Giles Fraser demonstrates Christian generosity and clear thinking.
Contributors to Thought for the Day mustn’t attack the beliefs of others. It’s a basic BBC rule. This is not a place where Christians can fire pot shots at Hindus or Muslims have a go at Judaism. Which is why it’s just not appropriate for atheists. Not that they haven’t important things to say. The problem is that atheism is defined by what it’s against, that it is not theism.
Even before we get to the substance, that passage is odd for a grownup writer. All those short sentences. When they could perfectly well be made into longer sentences. Surely Fraser is sophisticated enough to do that.
But leaving style aside, consider the content: the assumption 1) that atheism is fundamentally about theism as opposed to being about all kinds of things in the absence of theism and 2) that atheism has nothing to do but attack theist beliefs. That assumption is wrong on both counts, and especially so in the context of a program like ‘Thought for the Day’ which is about anything and everything, from a theistic point of view. There is no obvious reason why an atheist ‘Thought for the Day’ couldn’t be about anything and everything from an atheist point of view. Ronald Aronson’s book Living Without God is like that, for instance; it doesn’t attack theist beliefs, it discusses various issues and questions about life from a nontheist point of view.

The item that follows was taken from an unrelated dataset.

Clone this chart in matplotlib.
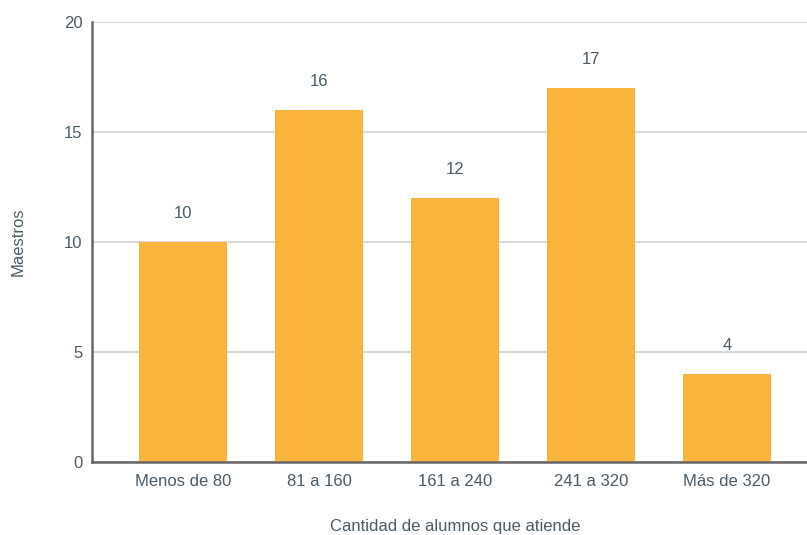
import matplotlib
matplotlib.use("Agg")
import matplotlib.pyplot as plt

categorias = ["Menos de 80", "81 a 160", "161 a 240", "241 a 320", "Más de 320"]
maestros = [10, 16, 12, 17, 4]

color_barra = "#F9B43B"
color_texto = "#4B5B66"

plt.rcParams['font.family'] = ['Liberation Sans', 'DejaVu Sans']

fig = plt.figure(figsize=(8.07, 5.35), dpi=100)
ax = fig.add_axes([92 / 807, 73 / 535, 1 - 92 / 807, 440 / 535])

x = range(len(categorias))
barras = ax.bar(x, maestros, width=0.65, color=color_barra, zorder=3)

for b, v in zip(barras, maestros):
    ax.annotate(str(v), (b.get_x() + b.get_width() / 2, v),
                xytext=(0, 15), textcoords="offset points",
                ha="center", va="bottom", fontsize=12, color=color_texto)

ax.set_xlim(-0.67, 4.59)
ax.set_ylim(0, 20)
ax.set_yticks([0, 5, 10, 15, 20])
ax.set_xticks(list(x))
ax.set_xticklabels(categorias)
ax.grid(axis="y", color="#D9D9D9", linewidth=1.5, zorder=0)
ax.tick_params(axis="both", length=0, labelsize=12, colors=color_texto)
ax.tick_params(axis="x", pad=9)
ax.tick_params(axis="y", pad=7)

for lado in ["top", "right"]:
    ax.spines[lado].set_visible(False)
for lado in ["left", "bottom"]:
    ax.spines[lado].set_color("#666666")
    ax.spines[lado].set_linewidth(1.8)
    ax.spines[lado].set_zorder(4)

ax.set_ylabel("Maestros", fontsize=12, color=color_texto)
ax.set_xlabel("Cantidad de alumnos que atiende", fontsize=12, color=color_texto)
ax.yaxis.set_label_coords(-(92 - 26) / (807 - 92), 0.5)
ax.xaxis.set_label_coords((455 - 92) / (807 - 92), -(519 - 462) / 440)

fig.savefig("out.png", dpi=100)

As individuals, atheists may have opinions. But on TftD I speak as a representative of a body of opinion that has a definable literature, a major place in world history and billions of adherents.
The stupidity of that first sentence is so obvious (whether it means he’s allowing us to have opinions or is conceding that we may be capable of having them) that I won’t say any more about it. But as for the rest: we too speak as representatives of a body of opinion that has a definable literature and a major place in world history, and if we don’t have billions of ‘adherents’ that will be partly because atheism isn’t about ‘adherence’ any more than it is about submission or veneration or spirituality or transcendence or any other of the pious sludge that theists like to pour over their commonplaces – and partly because theists won’t allow it. So if that sentence is offered as a reason to continue to exclude atheists from ‘Thought for the Day’ it’s a train wreck.
Then he gets downright snotty – but no more cogent.
I wish atheists would get a life and stop following believers wherever they go, demanding to join in. Perhaps they are incapable of leaving us alone. For atheism is parasitic upon religious belief, united only by what it is against. Just as TftD should not include religious fundamentalists denouncing heathens, so it should not include atheists denouncing believers. This is a place for a very different, gentler sort of reflection – and that’s why so many people continue to love it.
Yes and I wish theists would get a life and stop telling everyone to believe that which there is no good reason to believe. We wouldn’t ‘follow them around’ (which I take to mean disagree with them and/or dispute theistic monopolies of public media outlets) if they weren’t always telling us what to do or how to think or both. And to repeat, atheists are perfectly capable of engaging in gentle reflection, and I would even say (since this is not ‘Thought for the Day’ and I am allowed to be ungentle here) that we do it better than theists do.
In any case, Fraser himself points out that it is ‘a basic BBC rule’ that Contributors to Thought for the Day mustn’t attack the beliefs of others, so the rule would take care of any putative atheist propensity to attack the beliefs of others, thus there is no need to exclude them as a category in advance. So…what’s his point? Nothing, apparently, except to be rude and muddled about atheism. Once again theism shoots its own self in its own foot.